Na quinta estrofe Raul inverte notas musicais dando repúdio à letra de Odara de Caetano, com o “dó” final e diz que Caetano é menino danado e que está por fora, rejeitado, rebocado…
Na última frase ele, sabendo que há muita coisa nas entrelinhas, não explícitas para o ouvinte desavisado, ele diz: “procure que você vai entender”. Isto foi o que Cintia Covas e eu procuramos fazer….rsrsrs, creio que com sucesso . Acho que agora esta música que, para mim fazia pouco sentido, adquire uma outra expressão e rumo. Ela revela que Raul Seixas também citado pelos críticos como o “magro abusado” foi muitas vezes ácido e corrosivo, sem perder sua genialidade! Mas, como disse acima, esta canção foi uma canção de época, feita sob os anos de chumbo da Ditadura Militar. Eu duvido que as diferenças entre Raul e Caetano Veloso perdurassem por muito tempo, se a estrela do gênio Raul Seixas não se apagasse tão cedo…
Perfeito!!! Eu já sabia dessa briguinha entre o rock e a bossa nova e essa explicação elucida tudo. Gostaria que vc tentasse decifrar Tb a letra de NA RODOVIÁRIA do Raul tb, conhece?
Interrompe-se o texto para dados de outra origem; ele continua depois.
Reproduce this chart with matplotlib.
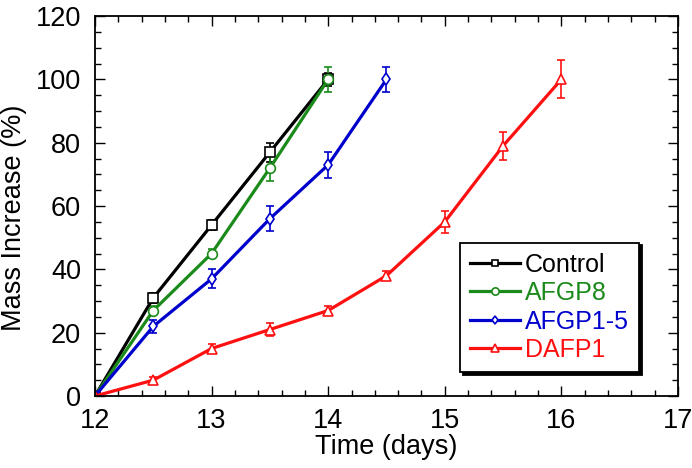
import numpy as np
from matplotlib import pyplot as plt
from matplotlib.lines import Line2D
from matplotlib.ticker import MultipleLocator

plt.rcParams['font.family'] = ['Liberation Sans', 'DejaVu Sans']

# data
ctrl_t = [12, 12.5, 13, 13.5, 14]
ctrl_y = [0, 31, 54, 77, 100]
ctrl_e = [0.5, 1.5, 1.5, 3, 2]

afgp8_t = [12, 12.5, 13, 13.5, 14]
afgp8_y = [0, 27, 45, 72, 100]
afgp8_e = [0.5, 1.5, 1.5, 4, 4]

afgp15_t = [12, 12.5, 13, 13.5, 14, 14.5]
afgp15_y = [0, 22, 37, 56, 73, 100]
afgp15_e = [0.5, 2, 3, 4, 4, 4]

dafp_t = [12, 12.5, 13, 13.5, 14, 14.5, 15, 15.5, 16]
dafp_y = [0, 5, 15, 21, 27, 38, 55, 79, 100]
dafp_e = [0.5, 1, 1.5, 2, 1.5, 1.5, 3.5, 4.5, 6]

fig = plt.figure(figsize=(6.92, 4.68), dpi=100)
ax = fig.add_axes([95/692, 1-396/468, 583/692, 380/468])

series = [
    (ctrl_t, ctrl_y, ctrl_e, "Control", "black", "s", 6.5),
    (afgp8_t, afgp8_y, afgp8_e, "AFGP8", "#1a8a1a", "o", 7),
    (afgp15_t, afgp15_y, afgp15_e, "AFGP1-5", "#0000cc", "d", 6),
    (dafp_t, dafp_y, dafp_e, "DAFP1", "#ff1010", "^", 7),
]
handles = []
for t, y, e, name, c, m, ms in series:
    ax.errorbar(t, y, yerr=e, color=c, lw=2.3, marker=m, ms=ms, mfc="white",
                mec=c, mew=1.2, capsize=3, elinewidth=1.2, capthick=1.2)
    handles.append(Line2D([], [], color=c, lw=2.3, marker=m, ms=ms * 0.75,
                          mfc="white", mec=c, mew=1.2, label=name))

ax.set_xlim(12, 17)
ax.set_ylim(0, 120)
ax.xaxis.set_major_locator(MultipleLocator(1))
ax.xaxis.set_minor_locator(MultipleLocator(0.2))
ax.yaxis.set_major_locator(MultipleLocator(20))
ax.yaxis.set_minor_locator(MultipleLocator(5))
ax.tick_params(which="both", direction="in", top=True, right=True, labelsize=19.5)
ax.tick_params(axis="x", which="major", pad=9)
ax.tick_params(axis="y", which="major", pad=10)
ax.tick_params(which="major", length=7, width=1)
ax.tick_params(which="minor", length=4, width=1)
for s in ax.spines.values():
    s.set_linewidth(1.3)

ax.set_xlabel("Time (days)", fontsize=19.5, labelpad=0)
ax.set_ylabel("Mass Increase (%)", fontsize=19.5)
ax.yaxis.set_label_coords(-0.117, 0.47)

leg = ax.legend(handles=handles, loc="lower right", bbox_to_anchor=(0.933, 0.063),
                fontsize=18, frameon=True, fancybox=False,
                shadow={"color": "black", "alpha": 1},
                handlelength=2.0, handletextpad=0.2, borderpad=0.4,
                labelspacing=0.18, borderaxespad=0)
leg.get_frame().set_edgecolor("black")
leg.get_frame().set_linewidth(1.3)
for txt, h in zip(leg.get_texts(), handles):
    txt.set_color(h.get_color())

plt.savefig("out.png", dpi=100)
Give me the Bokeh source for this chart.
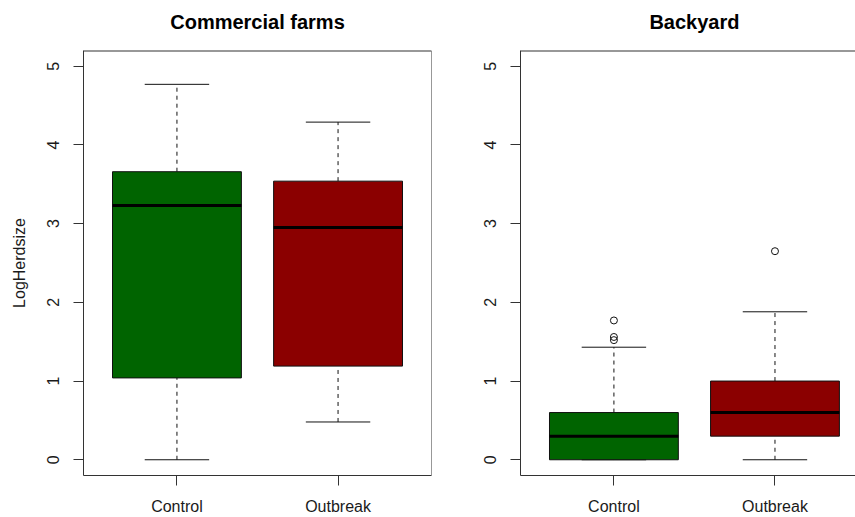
from bokeh.plotting import figure
from bokeh.layouts import row, column
from bokeh.models import FixedTicker, Range1d, Span, ColumnDataSource
from bokeh.core.properties import value
from bokeh.embed import file_html
from bokeh.resources import INLINE

# ---- data ----
categories = ["Control", "Outbreak"]
positions = [1, 2]
fill_colors = ["#006400", "#8B0000"]
y_ticks = [0, 1, 2, 3, 4, 5]
panel_titles = ["Commercial farms", "Backyard"]

comm_lower = [0.0, 0.48]
comm_q1 = [1.04, 1.19]
comm_median = [3.23, 2.95]
comm_q3 = [3.66, 3.54]
comm_upper = [4.77, 4.29]
comm_out_group = []
comm_out_y = []

back_lower = [0.0, 0.0]
back_q1 = [0.0, 0.30]
back_median = [0.30, 0.60]
back_q3 = [0.60, 1.00]
back_upper = [1.43, 1.88]
back_out_group = ["Control", "Control", "Control", "Outbreak"]
back_out_y = [1.77, 1.56, 1.52, 2.65]

FONT = "Liberation Sans"
LINE = "#333333"
MARK = "#111111"
BOXW = 0.8
STAPLEW = 0.4
X_START, X_FULL_END = 0.42, 2.58
Y_START, Y_END = -0.2, 5.2
TOP_H = 50
MAIN_H = 517 - TOP_H


def title_band(title, width, bl, br, x_end):
    t = figure(width=width, height=TOP_H, output_backend="svg", toolbar_location=None,
               x_range=Range1d(X_START, x_end), y_range=Range1d(0, TOP_H),
               min_border_left=bl, min_border_right=br, min_border_top=0, min_border_bottom=0)
    t.axis.visible = False
    t.grid.visible = False
    t.outline_line_color = None
    t.text(x=[(X_START + X_FULL_END) / 2], y=[TOP_H - 21], text=[title],
           text_font=value(FONT), text_font_size="20px", text_font_style="bold",
           text_color="black", text_align="center", text_baseline="middle")
    return t


def panel(lower, q1, med, q3, upper, out_g, out_y, width, bl, br, x_end,
          ylabel=None, right_panel=False):
    p = figure(width=width, height=MAIN_H, output_backend="svg", toolbar_location=None,
               x_range=Range1d(X_START, x_end), y_range=Range1d(Y_START, Y_END),
               min_border_left=bl, min_border_right=br,
               min_border_top=0, min_border_bottom=40)
    p.grid.visible = False
    p.background_fill_color = "white"
    p.border_fill_color = "white"

    src = ColumnDataSource(dict(
        x=positions, lower=lower, q1=q1, med=med, q3=q3, upper=upper,
        color=fill_colors,
        xl=[x - BOXW / 2 for x in positions], xr=[x + BOXW / 2 for x in positions],
        sl=[x - STAPLEW / 2 for x in positions], sr=[x + STAPLEW / 2 for x in positions],
    ))
    # whiskers
    p.segment(x0="x", x1="x", y0="q3", y1="upper", source=src, line_color=MARK,
              line_width=1, line_dash="4 4")
    p.segment(x0="x", x1="x", y0="lower", y1="q1", source=src, line_color=MARK,
              line_width=1, line_dash="4 4")
    # staples
    p.segment(x0="sl", x1="sr", y0="upper", y1="upper", source=src, line_color=MARK, line_width=1)
    p.segment(x0="sl", x1="sr", y0="lower", y1="lower", source=src, line_color=MARK, line_width=1)
    # boxes
    p.vbar(x="x", width=BOXW, bottom="q1", top="q3", source=src, fill_color="color",
           line_color=MARK, line_width=1)
    # medians
    p.segment(x0="xl", x1="xr", y0="med", y1="med", source=src, line_color="black", line_width=3)
    # outliers
    if out_g:
        ox = [positions[categories.index(g)] for g in out_g]
        p.scatter(x=ox, y=out_y, size=7, fill_color=None, line_color=MARK, line_width=1)

    # axes
    p.xaxis.ticker = FixedTicker(ticks=positions)
    p.xaxis.major_label_overrides = {pos: c for pos, c in zip(positions, categories)}
    p.yaxis.ticker = FixedTicker(ticks=y_ticks)
    for ax in (p.xaxis[0], p.yaxis[0]):
        ax.minor_tick_line_color = None
        ax.major_tick_out = 10
        ax.major_tick_in = 0
        ax.major_tick_line_color = LINE
        ax.major_label_text_font = FONT
        ax.major_label_text_font_size = "16px"
        ax.major_label_text_color = "#1a1a1a"
        ax.axis_line_color = LINE
    p.xaxis.major_label_standoff = 12
    p.yaxis.major_label_standoff = 14
    p.yaxis.major_label_orientation = "vertical"
    if ylabel:
        p.yaxis.axis_label = ylabel
        p.yaxis.axis_label_text_font = FONT
        p.yaxis.axis_label_text_font_size = "16px"
        p.yaxis.axis_label_text_font_style = "normal"
        p.yaxis.axis_label_text_color = "#1a1a1a"
        p.yaxis.axis_label_standoff = 17

    p.outline_line_color = None
    # top edge of the box frame
    p.add_layout(Span(location=Y_END, dimension="width", line_color=LINE, line_width=2))
    if not right_panel:
        p.add_layout(Span(location=x_end, dimension="height", line_color=LINE, line_width=1))
    return p


left_t = title_band(panel_titles[0], 435, 83, 4, X_FULL_END)
right_t = title_band(panel_titles[1], 420, 85, 0, 2.50)
left = panel(comm_lower, comm_q1, comm_median, comm_q3, comm_upper,
             comm_out_group, comm_out_y, width=435, bl=83, br=4, x_end=X_FULL_END,
             ylabel="LogHerdsize")
right = panel(back_lower, back_q1, back_median, back_q3, back_upper,
              back_out_group, back_out_y, width=420, bl=85, br=0, x_end=2.50,
              right_panel=True)

layout = column(row(left_t, right_t), row(left, right))
open("out.html", "w").write(file_html(layout, INLINE))
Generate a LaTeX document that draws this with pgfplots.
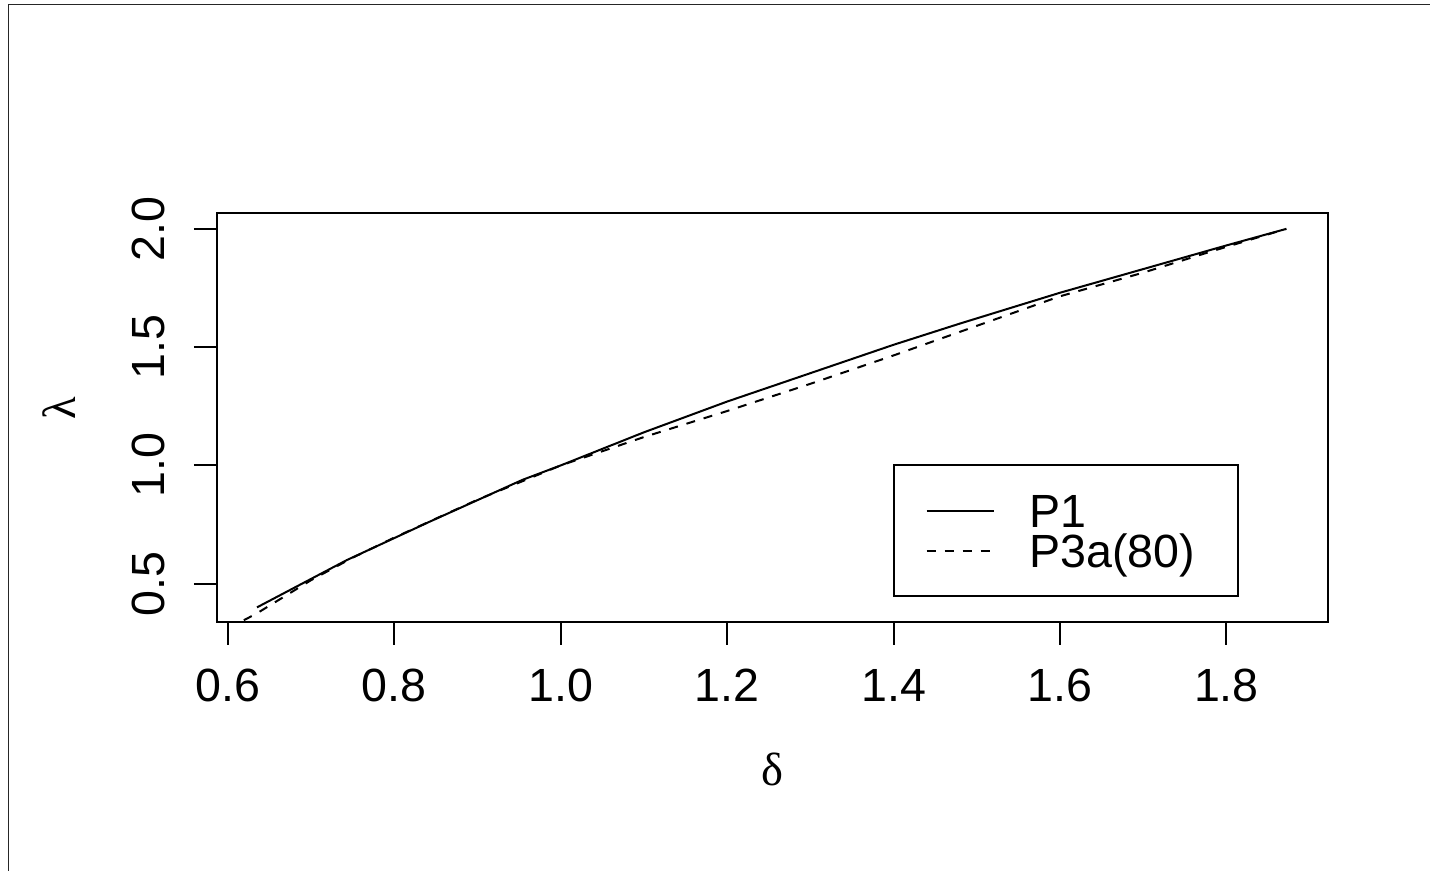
\documentclass[border=0pt]{standalone}
\usepackage{pgfplots}
\pgfplotsset{compat=1.18}
\usepackage{fontspec}
\setmainfont{Liberation Sans}
\newfontfamily\greekfont{Liberation Serif}
\newcommand{\fs}{\fontsize{23.3}{28}\selectfont}
\begin{document}
\begin{tikzpicture}
\begin{axis}[
  scale only axis,
  width=556pt, height=204.5pt,
  xmin=0.5868, xmax=1.9225,
  ymin=0.3395, ymax=2.0676,
  axis line style={line width=1pt},
  every tick/.style={black, line width=1pt},
  tick align=outside,
  major tick length=11.5pt,
  xtick pos=bottom, ytick pos=left,
  xtick={0.6,0.8,1.0,1.2,1.4,1.6,1.8},
  ytick={0.5,1.0,1.5,2.0},
  /pgf/number format/.cd, fixed, fixed zerofill, precision=1, assume math mode=true,
  /pgfplots/.cd,
  tick label style={font=\fs, inner sep=0pt, text height=16.7pt, text depth=0pt},
  xticklabel style={anchor=north, yshift=-11.65pt},
  yticklabel style={rotate=90, anchor=south, yshift=14.5pt},
  xlabel={\greekfont δ},
  ylabel={\greekfont λ},
  xlabel style={font=\fs, inner sep=0pt, at={(axis description cs:0.4995,-0.3619)}, anchor=center},
  ylabel style={font=\fs, inner sep=0pt, at={(axis description cs:-0.1421,0.5232)}, anchor=center},
  legend cell align=left,
  legend style={at={(0.6082,0.3846)}, anchor=north west, draw=black, line width=1pt,
    inner xsep=15.85pt, inner ysep=14.4pt, row sep=3.3pt,
    nodes={font=\fs, inner sep=0pt, text height=16.7pt, text depth=0pt, text width=88.45pt, align=left},
    /tikz/every odd column/.append style={column sep=17.35pt}},
  legend image code/.code={\draw[#1] (0pt,0pt) -- (33.5pt,0pt);},
]
\addplot[black, line width=1pt] coordinates {
(0.635,0.40) (0.743,0.60) (0.843,0.763) (0.954,0.939) (1.0,1.0)
(1.1,1.14) (1.2,1.27) (1.3,1.39) (1.4,1.51) (1.48,1.60)
(1.6,1.73) (1.7,1.83) (1.8,1.93) (1.872,2.0)
};
\addlegendentry{P1}
\addplot[black, line width=1pt, dash pattern=on 4.5pt off 4.5pt] coordinates {
(0.60,0.31) (0.635,0.375) (0.70,0.515) (0.75,0.61) (0.80,0.695)
(0.90,0.855) (1.0,1.0) (1.1,1.12) (1.2,1.23) (1.3,1.345) (1.4,1.465)
(1.5,1.59) (1.6,1.715) (1.7,1.815) (1.783,1.906) (1.872,2.0)
};
\addlegendentry{P3a(80)}
\end{axis}
\draw[line width=0.75pt, black!85] (-104.35pt,-124.5pt) -- (-104.35pt,308.65pt) -- (607pt,308.65pt);
\path[use as bounding box] (-108.5pt,-124.5pt) rectangle (607pt,311pt);
\end{tikzpicture}
\end{document}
BAHHH, Na Rodoviária é quase um copta do Raul! Só consigo entender um sentido amplo pra ela, no qual me parece uma critica ao Status Quo, e loucor ao espirito revolucionário e louco de por “fogo em roma”. Sendo que o Status Quo vigente é herdeiro do sistema cultural romano. O fogo da vela seria o coringa do baralho, o espirito de revolução que muda o jogo.
Odara é palavra africana, yorubá!
Hahaha! Agradecida!!!! Até que em fim uma paz no meu coração de tentar entender essa música rsrsrs…
PERFEITO!!!
Boa, man. Parabéns pelo comentário. Salvou minha vida(rsrs).
Rock in roll na veia hahahahaha
Amei o comentário adoro a música é a pegada agora a escutarei de outra maneira
Sobre a música “Tapanacara” veja o que o coautor, Cláudio Roberto, declarou:
“Quando fizemos a música, ela não tinha letra. Era só um baita suingue. Aí o produtor do Raul disse para a gente: ‘olha, tô indo amanhã para os Estados Unidos mixar o disco’. Ele botou na nossa mão uma garrafa rótulo preto de Johnny Walker e disse para a gente botar letra nela. Tomamos um porre e fizemos os versos às gargalhadas. Quando mostramos o resultado, que começa com “Urucubaca, mandinga, ataca, mexe e me xinga, esquenta e racha a moringa até que o leite azedou”, nos chamaram de gênios! (risos).”